_Problem description_:
Output the full listing below exactly as it reads, and skip anything that is a picture.

+---+

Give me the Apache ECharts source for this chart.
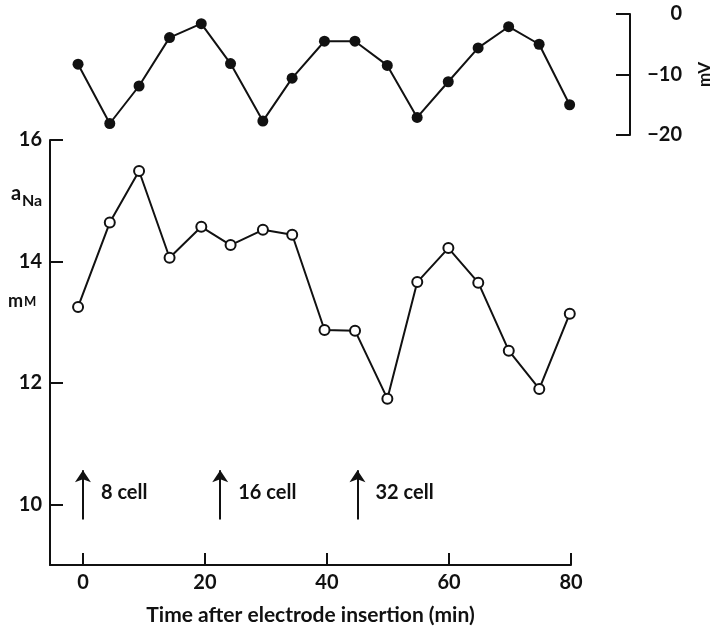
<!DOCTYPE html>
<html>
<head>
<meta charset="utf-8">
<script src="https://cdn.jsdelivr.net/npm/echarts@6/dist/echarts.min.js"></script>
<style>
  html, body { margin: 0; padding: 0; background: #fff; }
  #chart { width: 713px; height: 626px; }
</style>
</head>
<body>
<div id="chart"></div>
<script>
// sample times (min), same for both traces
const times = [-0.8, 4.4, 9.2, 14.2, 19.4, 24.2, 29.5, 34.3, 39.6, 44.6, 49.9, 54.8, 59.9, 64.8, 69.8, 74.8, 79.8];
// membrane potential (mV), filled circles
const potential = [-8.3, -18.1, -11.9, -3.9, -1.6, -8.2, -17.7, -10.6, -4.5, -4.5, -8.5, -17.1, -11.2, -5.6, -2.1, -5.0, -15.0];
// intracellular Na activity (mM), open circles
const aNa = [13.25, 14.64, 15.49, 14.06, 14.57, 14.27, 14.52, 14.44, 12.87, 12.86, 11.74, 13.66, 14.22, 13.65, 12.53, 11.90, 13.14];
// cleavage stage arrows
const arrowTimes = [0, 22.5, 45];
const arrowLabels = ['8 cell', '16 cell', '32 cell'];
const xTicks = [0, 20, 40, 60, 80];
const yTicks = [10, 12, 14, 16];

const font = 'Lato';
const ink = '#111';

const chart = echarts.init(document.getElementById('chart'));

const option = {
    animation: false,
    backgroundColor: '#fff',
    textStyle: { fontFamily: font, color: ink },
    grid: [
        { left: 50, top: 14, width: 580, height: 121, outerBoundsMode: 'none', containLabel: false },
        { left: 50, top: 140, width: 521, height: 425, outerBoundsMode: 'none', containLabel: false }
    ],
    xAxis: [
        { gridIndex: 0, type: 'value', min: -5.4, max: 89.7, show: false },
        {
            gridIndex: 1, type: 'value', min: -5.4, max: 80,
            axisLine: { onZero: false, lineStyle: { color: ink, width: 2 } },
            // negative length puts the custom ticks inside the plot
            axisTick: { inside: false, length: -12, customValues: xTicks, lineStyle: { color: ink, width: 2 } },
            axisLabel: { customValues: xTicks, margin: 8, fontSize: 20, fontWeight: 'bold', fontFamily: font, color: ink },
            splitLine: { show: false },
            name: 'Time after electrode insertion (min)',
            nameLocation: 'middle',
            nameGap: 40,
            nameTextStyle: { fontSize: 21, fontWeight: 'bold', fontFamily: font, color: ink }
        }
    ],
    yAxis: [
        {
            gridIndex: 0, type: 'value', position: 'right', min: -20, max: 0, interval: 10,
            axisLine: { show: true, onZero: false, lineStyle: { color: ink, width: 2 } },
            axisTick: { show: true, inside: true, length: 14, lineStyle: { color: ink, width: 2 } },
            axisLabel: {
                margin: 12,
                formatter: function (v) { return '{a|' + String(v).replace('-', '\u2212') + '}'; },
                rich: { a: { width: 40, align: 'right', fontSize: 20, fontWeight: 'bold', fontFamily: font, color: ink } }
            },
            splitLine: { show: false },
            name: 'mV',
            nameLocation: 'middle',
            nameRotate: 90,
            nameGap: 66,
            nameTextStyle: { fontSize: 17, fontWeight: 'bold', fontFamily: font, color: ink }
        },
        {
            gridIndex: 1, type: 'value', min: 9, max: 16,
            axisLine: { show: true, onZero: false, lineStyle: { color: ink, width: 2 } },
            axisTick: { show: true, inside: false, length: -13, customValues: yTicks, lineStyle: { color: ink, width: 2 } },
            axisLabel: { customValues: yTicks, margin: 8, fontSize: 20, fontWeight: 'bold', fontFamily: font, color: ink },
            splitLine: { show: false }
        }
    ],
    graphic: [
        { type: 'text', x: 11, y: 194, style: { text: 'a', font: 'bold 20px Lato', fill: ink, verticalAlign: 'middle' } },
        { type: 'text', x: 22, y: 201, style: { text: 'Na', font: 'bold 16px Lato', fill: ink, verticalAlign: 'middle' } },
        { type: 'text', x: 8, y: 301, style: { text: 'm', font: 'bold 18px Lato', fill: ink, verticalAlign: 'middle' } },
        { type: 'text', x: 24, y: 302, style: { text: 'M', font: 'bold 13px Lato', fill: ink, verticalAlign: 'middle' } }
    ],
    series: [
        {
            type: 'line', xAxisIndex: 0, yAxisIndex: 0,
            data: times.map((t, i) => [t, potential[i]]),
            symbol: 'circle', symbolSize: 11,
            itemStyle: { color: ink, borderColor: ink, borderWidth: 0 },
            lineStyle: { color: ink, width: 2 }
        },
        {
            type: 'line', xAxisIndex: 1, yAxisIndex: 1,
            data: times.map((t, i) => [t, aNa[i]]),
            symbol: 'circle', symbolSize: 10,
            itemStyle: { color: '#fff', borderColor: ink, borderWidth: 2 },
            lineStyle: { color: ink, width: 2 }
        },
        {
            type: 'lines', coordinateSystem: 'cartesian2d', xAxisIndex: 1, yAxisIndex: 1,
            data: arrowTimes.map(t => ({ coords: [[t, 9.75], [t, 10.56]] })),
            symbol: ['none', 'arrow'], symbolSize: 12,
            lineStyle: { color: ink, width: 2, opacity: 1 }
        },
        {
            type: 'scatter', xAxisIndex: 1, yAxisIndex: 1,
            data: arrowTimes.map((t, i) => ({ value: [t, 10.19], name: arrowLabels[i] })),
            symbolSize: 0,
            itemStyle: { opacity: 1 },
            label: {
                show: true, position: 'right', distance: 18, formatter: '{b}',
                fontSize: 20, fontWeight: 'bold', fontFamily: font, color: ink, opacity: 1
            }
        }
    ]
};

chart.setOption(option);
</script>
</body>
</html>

+---+

_Response to this exercise_:
Give me the Apache ECharts source for this chart.
<!DOCTYPE html>
<html>
<head>
<meta charset="utf-8">
<script src="https://cdn.jsdelivr.net/npm/echarts@6/dist/echarts.min.js"></script>
<style>
  html, body { margin: 0; padding: 0; background: #fff; }
  #chart { width: 713px; height: 626px; }
</style>
</head>
<body>
<div id="chart"></div>
<script>
// sample times (min), same for both traces
const times = [-0.8, 4.4, 9.2, 14.2, 19.4, 24.2, 29.5, 34.3, 39.6, 44.6, 49.9, 54.8, 59.9, 64.8, 69.8, 74.8, 79.8];
// membrane potential (mV), filled circles
const potential = [-8.3, -18.1, -11.9, -3.9, -1.6, -8.2, -17.7, -10.6, -4.5, -4.5, -8.5, -17.1, -11.2, -5.6, -2.1, -5.0, -15.0];
// intracellular Na activity (mM), open circles
const aNa = [13.25, 14.64, 15.49, 14.06, 14.57, 14.27, 14.52, 14.44, 12.87, 12.86, 11.74, 13.66, 14.22, 13.65, 12.53, 11.90, 13.14];
// cleavage stage arrows
const arrowTimes = [0, 22.5, 45];
const arrowLabels = ['8 cell', '16 cell', '32 cell'];
const xTicks = [0, 20, 40, 60, 80];
const yTicks = [10, 12, 14, 16];

const font = 'Lato';
const ink = '#111';

const chart = echarts.init(document.getElementById('chart'));

const option = {
    animation: false,
    backgroundColor: '#fff',
    textStyle: { fontFamily: font, color: ink },
    grid: [
        { left: 50, top: 14, width: 580, height: 121, outerBoundsMode: 'none', containLabel: false },
        { left: 50, top: 140, width: 521, height: 425, outerBoundsMode: 'none', containLabel: false }
    ],
    xAxis: [
        { gridIndex: 0, type: 'value', min: -5.4, max: 89.7, show: false },
        {
            gridIndex: 1, type: 'value', min: -5.4, max: 80,
            axisLine: { onZero: false, lineStyle: { color: ink, width: 2 } },
            // negative length puts the custom ticks inside the plot
            axisTick: { inside: false, length: -12, customValues: xTicks, lineStyle: { color: ink, width: 2 } },
            axisLabel: { customValues: xTicks, margin: 8, fontSize: 20, fontWeight: 'bold', fontFamily: font, color: ink },
            splitLine: { show: false },
            name: 'Time after electrode insertion (min)',
            nameLocation: 'middle',
            nameGap: 40,
            nameTextStyle: { fontSize: 21, fontWeight: 'bold', fontFamily: font, color: ink }
        }
    ],
    yAxis: [
        {
            gridIndex: 0, type: 'value', position: 'right', min: -20, max: 0, interval: 10,
            axisLine: { show: true, onZero: false, lineStyle: { color: ink, width: 2 } },
            axisTick: { show: true, inside: true, length: 14, lineStyle: { color: ink, width: 2 } },
            axisLabel: {
                margin: 12,
                formatter: function (v) { return '{a|' + String(v).replace('-', '\u2212') + '}'; },
                rich: { a: { width: 40, align: 'right', fontSize: 20, fontWeight: 'bold', fontFamily: font, color: ink } }
            },
            splitLine: { show: false },
            name: 'mV',
            nameLocation: 'middle',
            nameRotate: 90,
            nameGap: 66,
            nameTextStyle: { fontSize: 17, fontWeight: 'bold', fontFamily: font, color: ink }
        },
        {
            gridIndex: 1, type: 'value', min: 9, max: 16,
            axisLine: { show: true, onZero: false, lineStyle: { color: ink, width: 2 } },
            axisTick: { show: true, inside: false, length: -13, customValues: yTicks, lineStyle: { color: ink, width: 2 } },
            axisLabel: { customValues: yTicks, margin: 8, fontSize: 20, fontWeight: 'bold', fontFamily: font, color: ink },
            splitLine: { show: false }
        }
    ],
    graphic: [
        { type: 'text', x: 11, y: 194, style: { text: 'a', font: 'bold 20px Lato', fill: ink, verticalAlign: 'middle' } },
        { type: 'text', x: 22, y: 201, style: { text: 'Na', font: 'bold 16px Lato', fill: ink, verticalAlign: 'middle' } },
        { type: 'text', x: 8, y: 301, style: { text: 'm', font: 'bold 18px Lato', fill: ink, verticalAlign: 'middle' } },
        { type: 'text', x: 24, y: 302, style: { text: 'M', font: 'bold 13px Lato', fill: ink, verticalAlign: 'middle' } }
    ],
    series: [
        {
            type: 'line', xAxisIndex: 0, yAxisIndex: 0,
            data: times.map((t, i) => [t, potential[i]]),
            symbol: 'circle', symbolSize: 11,
            itemStyle: { color: ink, borderColor: ink, borderWidth: 0 },
            lineStyle: { color: ink, width: 2 }
        },
        {
            type: 'line', xAxisIndex: 1, yAxisIndex: 1,
            data: times.map((t, i) => [t, aNa[i]]),
            symbol: 'circle', symbolSize: 10,
            itemStyle: { color: '#fff', borderColor: ink, borderWidth: 2 },
            lineStyle: { color: ink, width: 2 }
        },
        {
            type: 'lines', coordinateSystem: 'cartesian2d', xAxisIndex: 1, yAxisIndex: 1,
            data: arrowTimes.map(t => ({ coords: [[t, 9.75], [t, 10.56]] })),
            symbol: ['none', 'arrow'], symbolSize: 12,
            lineStyle: { color: ink, width: 2, opacity: 1 }
        },
        {
            type: 'scatter', xAxisIndex: 1, yAxisIndex: 1,
            data: arrowTimes.map((t, i) => ({ value: [t, 10.19], name: arrowLabels[i] })),
            symbolSize: 0,
            itemStyle: { opacity: 1 },
            label: {
                show: true, position: 'right', distance: 18, formatter: '{b}',
                fontSize: 20, fontWeight: 'bold', fontFamily: font, color: ink, opacity: 1
            }
        }
    ]
};

chart.setOption(option);
</script>
</body>
</html>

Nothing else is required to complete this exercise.